Senza vacanze. Ma nella pace del cuore che viene dal Suo abitare in noi e dal nostro abitare in Lui.





lunedì 12 agosto 2013

Inquietante

Per fede.
Nel brano della Lettera agli Ebrei ( 11,1-2.8-19) che la Liturgia di ieri ci ha fatto ascoltare, questa breve espressione ci è stata ripetuta come un ritornello. Cinque volte.
E si narra che cosa alcuni personaggi - che noi chiamiamo padri e madri nella fede - hanno concretamente vissuto. Non si parla della fede come di un insieme di concetti, di dogmi, di idee. La fede di costoro - fede in Dio - è fatta di terra, di abitazioni, di partenze e di viaggi, di carne e sangue: la nascita di un figlio, l'offerta di un figlio, la promessa di una discendenza numerosa.
Per fede.
E da due giorni mi risuona dentro una domanda inquietante: ma che cos'è questa fede?
E in questa pagina della lettera agli Ebrei cerco una luce: e scopro un viaggio, un'attesa, una ricerca, una lotta. Una fiducia contro ogni umana smentita. Questa è la lotta.
La lotta di Abramo nell'incontrare un Dio oltre ogni immaginazione, oltre ogni idea di dio che un uomo possa farsi. La lotta di un ascolto che scava le profondità di un cuore umano. La lotta di un silenzio. La lotta di un amore. Che diventa speranza. Perché non può esserci separazione tra fede speranza amore. Come non c'è separazione tra Padre Figlio Spirito Santo.
La lotta che conduce a viaggiare seguendo una guida, una stella nella notte, una parola nel silenzio, che richiede impegno, ricerca, fatica, ma soprattutto fiducia, consegna. Per imparare che non sono io l'Autore del Progetto, il Padre della Vita, la Forza del Cammino, ma PER FEDE mi è dato di condividerne la responsabilità, la gioia della fecondità, l'accoglienza del frutto, la sublime paternità e maternità del dono.

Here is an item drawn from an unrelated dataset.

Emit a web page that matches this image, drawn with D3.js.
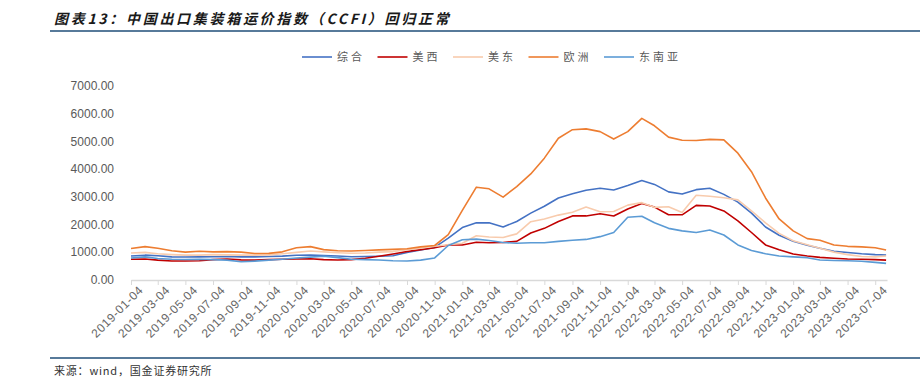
<!DOCTYPE html>
<html lang="zh-CN">
<head>
    <meta charset="UTF-8">
    <title>中国出口集装箱运价指数（CCFI）</title>
    <script src="https://d3js.org/d3.v7.min.js"></script>
    <style>
        body {
            margin: 0;
            padding: 0;
            background-color: #fff;
        }
        svg {
            display: block;
        }
        .title {
            font-family: "Noto Sans CJK SC", sans-serif;
            font-size: 14px;
            font-weight: bold;
            font-style: italic;
            letter-spacing: 2.7px;
            fill: #1a1a1a;
        }
        .legend text {
            font-family: "Noto Sans CJK SC", sans-serif;
            font-size: 11px;
            letter-spacing: 3px;
            fill: #595959;
        }
        .axis text {
            font-family: "Liberation Sans", Arial, sans-serif;
            font-size: 12px;
            fill: #595959;
        }
        .x-axis text {
            letter-spacing: 0.6px;
            fill: #666;
        }
        .source {
            font-family: "Noto Sans CJK SC", sans-serif;
            font-size: 11px;
            letter-spacing: 0.8px;
            fill: #333;
        }
    </style>
</head>
<body>

    <svg id="chart" width="920" height="379"></svg>

    <script>
        // monthly readings, last point is end of July 2023
        const dates = [
            '2019-01-04', '2019-02-04', '2019-03-04', '2019-04-04', '2019-05-04', '2019-06-04',
            '2019-07-04', '2019-08-04', '2019-09-04', '2019-10-04', '2019-11-04', '2019-12-04',
            '2020-01-04', '2020-02-04', '2020-03-04', '2020-04-04', '2020-05-04', '2020-06-04',
            '2020-07-04', '2020-08-04', '2020-09-04', '2020-10-04', '2020-11-04', '2020-12-04',
            '2021-01-04', '2021-02-04', '2021-03-04', '2021-04-04', '2021-05-04', '2021-06-04',
            '2021-07-04', '2021-08-04', '2021-09-04', '2021-10-04', '2021-11-04', '2021-12-04',
            '2022-01-04', '2022-02-04', '2022-03-04', '2022-04-04', '2022-05-04', '2022-06-04',
            '2022-07-04', '2022-08-04', '2022-09-04', '2022-10-04', '2022-11-04', '2022-12-04',
            '2023-01-04', '2023-02-04', '2023-03-04', '2023-04-04', '2023-05-04', '2023-06-04',
            '2023-07-04', '2023-07-28'
        ];

        const composite = [
            850, 880, 860, 820, 815, 820, 825, 830, 820, 820, 830, 845,
            875, 885, 870, 850, 825, 830, 840, 860, 980, 1070, 1160, 1500,
            1880, 2055, 2050, 1900, 2100, 2400, 2650, 2950, 3100, 3230, 3300, 3240,
            3400, 3580, 3440, 3170, 3090, 3250, 3300, 3080, 2800, 2400, 1900, 1600,
            1380, 1240, 1130, 1020, 975, 930, 900, 885
        ];
        const usWest = [
            730, 740, 700, 670, 670, 680, 720, 740, 710, 700, 720, 730,
            740, 750, 720, 705, 720, 770, 840, 920, 1010, 1080, 1150, 1250,
            1250, 1350, 1330, 1340, 1380, 1680, 1850, 2100, 2300, 2300, 2380, 2300,
            2550, 2750, 2620, 2340, 2340, 2680, 2660, 2480, 2120, 1700, 1250, 1080,
            920, 850, 800, 770, 740, 730, 720, 700
        ];
        const usEast = [
            960, 980, 930, 900, 880, 880, 900, 890, 880, 880, 890, 930,
            980, 1030, 1000, 970, 950, 960, 990, 1010, 1080, 1130, 1200, 1260,
            1310, 1580, 1540, 1520, 1650, 2090, 2190, 2330, 2430, 2620, 2450, 2460,
            2690, 2780, 2610, 2630, 2420, 3050, 3010, 2960, 2880, 2480, 2050, 1670,
            1400, 1260, 1130, 990, 900, 830, 820, 850
        ];
        const europe = [
            1120, 1190, 1130, 1040, 990, 1020, 1000, 1010, 990, 940, 945, 1000,
            1150, 1190, 1080, 1040, 1030, 1050, 1070, 1090, 1110, 1180, 1230, 1620,
            2500, 3340, 3280, 2980, 3360, 3820, 4390, 5110, 5420, 5450, 5350, 5080,
            5350, 5830, 5560, 5150, 5040, 5030, 5070, 5050, 4570, 3900, 2950, 2190,
            1760, 1480, 1420, 1250, 1200, 1180, 1150, 1070
        ];
        const seAsia = [
            780, 820, 760, 730, 725, 730, 720, 700, 640, 665, 700, 735,
            780, 810, 840, 790, 730, 720, 705, 680, 670, 700, 780, 1230,
            1440, 1460, 1410, 1340, 1310, 1330, 1330, 1380, 1420, 1450, 1550, 1700,
            2250, 2290, 2050, 1850, 1760, 1700, 1790, 1610, 1250, 1050, 930, 850,
            820, 790, 705, 690, 680, 660, 620, 585
        ];

        const seriesNames = ['综合', '美西', '美东', '欧洲', '东南亚'];
        const seriesValues = [composite, usWest, usEast, europe, seAsia];
        const seriesColors = ['#4472C4', '#C00000', '#F8CBAD', '#ED7D31', '#5B9BD5'];

        const yTicks = [0, 1000, 2000, 3000, 4000, 5000, 6000, 7000];
        const xTickLabels = [
            '2019-01-04', '2019-03-04', '2019-05-04', '2019-07-04', '2019-09-04', '2019-11-04',
            '2020-01-04', '2020-03-04', '2020-05-04', '2020-07-04', '2020-09-04', '2020-11-04',
            '2021-01-04', '2021-03-04', '2021-05-04', '2021-07-04', '2021-09-04', '2021-11-04',
            '2022-01-04', '2022-03-04', '2022-05-04', '2022-07-04', '2022-09-04', '2022-11-04',
            '2023-01-04', '2023-03-04', '2023-05-04', '2023-07-04'
        ];

        const parseDate = d3.timeParse('%Y-%m-%d');
        const fmtDate = d3.timeFormat('%Y-%m-%d');

        const svg = d3.select('#chart');

        // title + rules
        svg.append('text')
            .attr('class', 'title')
            .attr('x', 54)
            .attr('y', 24)
            .text('图表13：中国出口集装箱运价指数（CCFI）回归正常');

        svg.append('line')
            .attr('x1', 50).attr('x2', 920)
            .attr('y1', 31).attr('y2', 31)
            .attr('stroke', '#1F4E79').attr('stroke-width', 1.5);

        svg.append('line')
            .attr('x1', 50).attr('x2', 920)
            .attr('y1', 358).attr('y2', 358)
            .attr('stroke', '#1F4E79').attr('stroke-width', 1.5);

        svg.append('text')
            .attr('class', 'source')
            .attr('x', 54)
            .attr('y', 375)
            .text('来源：wind，国金证券研究所');

        // scales
        const x = d3.scaleTime()
            .domain([parseDate('2019-01-04'), parseDate('2023-07-30')])
            .range([131, 887]);

        const y = d3.scaleLinear()
            .domain([0, 7000])
            .range([279.5, 86]);

        // y axis: labels only
        const yAxis = svg.append('g')
            .attr('class', 'axis')
            .attr('transform', 'translate(118,0)')
            .call(d3.axisLeft(y).tickValues(yTicks).tickFormat(d3.format('.2f')).tickSize(0).tickPadding(4));
        yAxis.select('.domain').remove();

        // x axis
        const xAxis = svg.append('g')
            .attr('class', 'axis x-axis')
            .attr('transform', 'translate(0,280)')
            .call(d3.axisBottom(x)
                .tickValues(xTickLabels.map(parseDate))
                .tickFormat(fmtDate)
                .tickSize(5)
                .tickSizeOuter(0));
        xAxis.select('.domain').attr('stroke', '#D9D9D9').attr('stroke-width', 1.5);
        xAxis.selectAll('.tick line').attr('stroke', '#D9D9D9');
        xAxis.selectAll('.tick text')
            .attr('text-anchor', 'end')
            .attr('dx', '0.1em')
            .attr('dy', '0.7em')
            .attr('transform', 'rotate(-45)');

        // lines
        const line = d3.line()
            .x((d, i) => x(parseDate(dates[i])))
            .y(d => y(d));

        seriesValues.forEach((vals, i) => {
            svg.append('path')
                .datum(vals)
                .attr('fill', 'none')
                .attr('stroke', seriesColors[i])
                .attr('stroke-width', 1.6)
                .attr('stroke-linejoin', 'round')
                .attr('d', line);
        });

        // legend
        const legend = svg.append('g').attr('class', 'legend');
        seriesNames.forEach((name, i) => {
            const lx = 302 + i * 75.5;
            legend.append('line')
                .attr('x1', lx).attr('x2', lx + 30)
                .attr('y1', 57).attr('y2', 57)
                .attr('stroke', seriesColors[i])
                .attr('stroke-width', 1.6);
            legend.append('text')
                .attr('x', lx + 35)
                .attr('y', 61)
                .text(name);
        });
    </script>

</body>
</html>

La fede è fondamento di ciò che si spera e prova di ciò che non si vede.
Forse vuol dire che il senso della vita non è nell'afferrare ma nel ricevere, non nel dogma ma nella ricerca, non nell'autonomia, ma nella comunione.
E scopro che la fragilità della fede può avere la solidità della roccia. Nel timore può abitare la speranza. Nella solitudine l'amore. Nella lotta la gioia. Nell'inquietudine la pace.